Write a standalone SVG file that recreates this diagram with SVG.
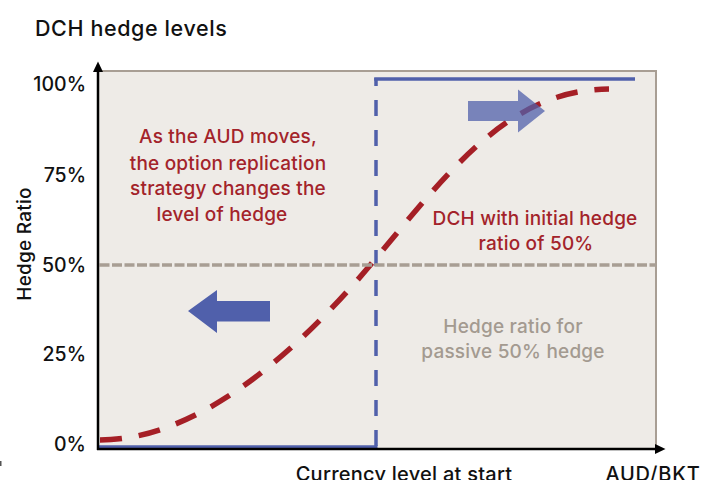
<svg xmlns="http://www.w3.org/2000/svg" width="715" height="480" viewBox="0 0 715 480">
  <defs>
    <style>
      text { font-family: Inter, "DejaVu Sans", "Liberation Sans", sans-serif; font-weight: 500; }
      .title { font-size: 21.5px; fill: #111; letter-spacing: 0.6px; }
      .tick { font-size: 19.5px; fill: #111; text-anchor: end; }
      .axis-label { font-size: 20px; fill: #111; letter-spacing: 0.25px; }
      .note-red { font-size: 19px; fill: #a3232a; text-anchor: middle; letter-spacing: 0.2px; }
      .note-grey { font-size: 19px; fill: #a39a90; text-anchor: middle; letter-spacing: 0.2px; }
      .axis { stroke: #000; stroke-width: 2.5; fill: none; }
      .hedge-step { stroke: #5060ab; stroke-width: 3.5; fill: none; }
      .dch-curve { stroke: #a51f26; stroke-width: 5.5; fill: none; stroke-dasharray: 22 17; }
      .passive { stroke: #a89e94; stroke-width: 3.5; fill: none; stroke-dasharray: 10 2.5; }
      .move-arrow { fill: #5060ab; }
    </style>
  </defs>

  <!-- chart title -->
  <text class="title" x="35" y="36">DCH hedge levels</text>

  <!-- plot area -->
  <g id="plot-area">
    <rect x="98" y="71" width="558" height="378" fill="#eeebe7" stroke="#a89e94" stroke-width="2"/>
  </g>

  <!-- fully hedged / unhedged step (blue) -->
  <g id="step-hedge">
    <line class="hedge-step" x1="98" y1="447" x2="377.5" y2="447"/>
    <line class="hedge-step" x1="376" y1="78" x2="376" y2="447" stroke-dasharray="16 14" stroke-dashoffset="8"/>
    <line class="hedge-step" x1="374.2" y1="79" x2="635" y2="79"/>
  </g>

  <!-- left move arrow -->
  <g id="arrow-down">
    <polygon class="move-arrow" points="188,311 217,290 217,301 270,301 270,321.5 217,321.5 217,333"/>
  </g>

  <!-- dynamic currency hedge curve (red) -->
  <g id="dch-curve">
    <path class="dch-curve" d="M100,440 C200,440 300,349 372,263 C452,167 510,90 609,89"/>
  </g>

  <!-- passive 50% hedge -->
  <g id="passive-hedge">
    <line class="passive" x1="99.5" y1="265" x2="655" y2="265"/>
  </g>

  <!-- right move arrow (translucent) -->
  <g id="arrow-up">
    <polygon class="move-arrow" fill-opacity="0.75" points="468,101 518,101 518,89.5 545,111 518,132.5 518,121 468,121"/>
  </g>

  <!-- axes -->
  <g id="axes">
    <line class="axis" x1="98" y1="450" x2="98" y2="70"/>
    <polygon points="98,61.5 93,72 103,72" fill="#000"/>
    <line class="axis" x1="97" y1="449" x2="657" y2="449"/>
    <polygon points="665.5,449 655,444 655,454" fill="#000"/>
  </g>

  <!-- tick labels -->
  <g id="y-ticks">
    <text class="tick" x="86" y="91">100%</text>
    <text class="tick" x="86" y="181.5">75%</text>
    <text class="tick" x="86" y="271.5">50%</text>
    <text class="tick" x="86" y="361">25%</text>
    <text class="tick" x="86" y="451">0%</text>
  </g>

  <!-- axis titles -->
  <text class="axis-label" transform="translate(31,244) rotate(-90)" text-anchor="middle" style="font-size:19px">Hedge Ratio</text>
  <text class="axis-label" x="404" y="481" text-anchor="middle">Currency level at start</text>
  <text class="axis-label" x="653" y="481" text-anchor="middle" style="letter-spacing:0.8px">AUD/BKT</text>

  <!-- annotations -->
  <g id="note-replication">
    <text class="note-red" x="228" y="143">As the AUD moves,</text>
    <text class="note-red" x="228" y="170">the option replication</text>
    <text class="note-red" x="228" y="195">strategy changes the</text>
    <text class="note-red" x="222" y="221">level of hedge</text>
  </g>
  <g id="note-dch">
    <text class="note-red" x="535" y="225">DCH with initial hedge</text>
    <text class="note-red" x="536" y="250">ratio of 50%</text>
  </g>
  <g id="note-passive">
    <text class="note-grey" x="513" y="333">Hedge ratio for</text>
    <text class="note-grey" x="513" y="358">passive 50% hedge</text>
  </g>

  <!-- small edge mark -->
  <rect x="0" y="461" width="1.5" height="5" fill="#555"/>
</svg>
──────────
**TASK BRIEF:** Leave out all pictures, then copy the remaining material exactly.

**RESPONSE TO THE TASK:**
Write a standalone SVG file that recreates this diagram with SVG.
<svg xmlns="http://www.w3.org/2000/svg" width="715" height="480" viewBox="0 0 715 480">
  <defs>
    <style>
      text { font-family: Inter, "DejaVu Sans", "Liberation Sans", sans-serif; font-weight: 500; }
      .title { font-size: 21.5px; fill: #111; letter-spacing: 0.6px; }
      .tick { font-size: 19.5px; fill: #111; text-anchor: end; }
      .axis-label { font-size: 20px; fill: #111; letter-spacing: 0.25px; }
      .note-red { font-size: 19px; fill: #a3232a; text-anchor: middle; letter-spacing: 0.2px; }
      .note-grey { font-size: 19px; fill: #a39a90; text-anchor: middle; letter-spacing: 0.2px; }
      .axis { stroke: #000; stroke-width: 2.5; fill: none; }
      .hedge-step { stroke: #5060ab; stroke-width: 3.5; fill: none; }
      .dch-curve { stroke: #a51f26; stroke-width: 5.5; fill: none; stroke-dasharray: 22 17; }
      .passive { stroke: #a89e94; stroke-width: 3.5; fill: none; stroke-dasharray: 10 2.5; }
      .move-arrow { fill: #5060ab; }
    </style>
  </defs>

  <!-- chart title -->
  <text class="title" x="35" y="36">DCH hedge levels</text>

  <!-- plot area -->
  <g id="plot-area">
    <rect x="98" y="71" width="558" height="378" fill="#eeebe7" stroke="#a89e94" stroke-width="2"/>
  </g>

  <!-- fully hedged / unhedged step (blue) -->
  <g id="step-hedge">
    <line class="hedge-step" x1="98" y1="447" x2="377.5" y2="447"/>
    <line class="hedge-step" x1="376" y1="78" x2="376" y2="447" stroke-dasharray="16 14" stroke-dashoffset="8"/>
    <line class="hedge-step" x1="374.2" y1="79" x2="635" y2="79"/>
  </g>

  <!-- left move arrow -->
  <g id="arrow-down">
    <polygon class="move-arrow" points="188,311 217,290 217,301 270,301 270,321.5 217,321.5 217,333"/>
  </g>

  <!-- dynamic currency hedge curve (red) -->
  <g id="dch-curve">
    <path class="dch-curve" d="M100,440 C200,440 300,349 372,263 C452,167 510,90 609,89"/>
  </g>

  <!-- passive 50% hedge -->
  <g id="passive-hedge">
    <line class="passive" x1="99.5" y1="265" x2="655" y2="265"/>
  </g>

  <!-- right move arrow (translucent) -->
  <g id="arrow-up">
    <polygon class="move-arrow" fill-opacity="0.75" points="468,101 518,101 518,89.5 545,111 518,132.5 518,121 468,121"/>
  </g>

  <!-- axes -->
  <g id="axes">
    <line class="axis" x1="98" y1="450" x2="98" y2="70"/>
    <polygon points="98,61.5 93,72 103,72" fill="#000"/>
    <line class="axis" x1="97" y1="449" x2="657" y2="449"/>
    <polygon points="665.5,449 655,444 655,454" fill="#000"/>
  </g>

  <!-- tick labels -->
  <g id="y-ticks">
    <text class="tick" x="86" y="91">100%</text>
    <text class="tick" x="86" y="181.5">75%</text>
    <text class="tick" x="86" y="271.5">50%</text>
    <text class="tick" x="86" y="361">25%</text>
    <text class="tick" x="86" y="451">0%</text>
  </g>

  <!-- axis titles -->
  <text class="axis-label" transform="translate(31,244) rotate(-90)" text-anchor="middle" style="font-size:19px">Hedge Ratio</text>
  <text class="axis-label" x="404" y="481" text-anchor="middle">Currency level at start</text>
  <text class="axis-label" x="653" y="481" text-anchor="middle" style="letter-spacing:0.8px">AUD/BKT</text>

  <!-- annotations -->
  <g id="note-replication">
    <text class="note-red" x="228" y="143">As the AUD moves,</text>
    <text class="note-red" x="228" y="170">the option replication</text>
    <text class="note-red" x="228" y="195">strategy changes the</text>
    <text class="note-red" x="222" y="221">level of hedge</text>
  </g>
  <g id="note-dch">
    <text class="note-red" x="535" y="225">DCH with initial hedge</text>
    <text class="note-red" x="536" y="250">ratio of 50%</text>
  </g>
  <g id="note-passive">
    <text class="note-grey" x="513" y="333">Hedge ratio for</text>
    <text class="note-grey" x="513" y="358">passive 50% hedge</text>
  </g>

  <!-- small edge mark -->
  <rect x="0" y="461" width="1.5" height="5" fill="#555"/>
</svg>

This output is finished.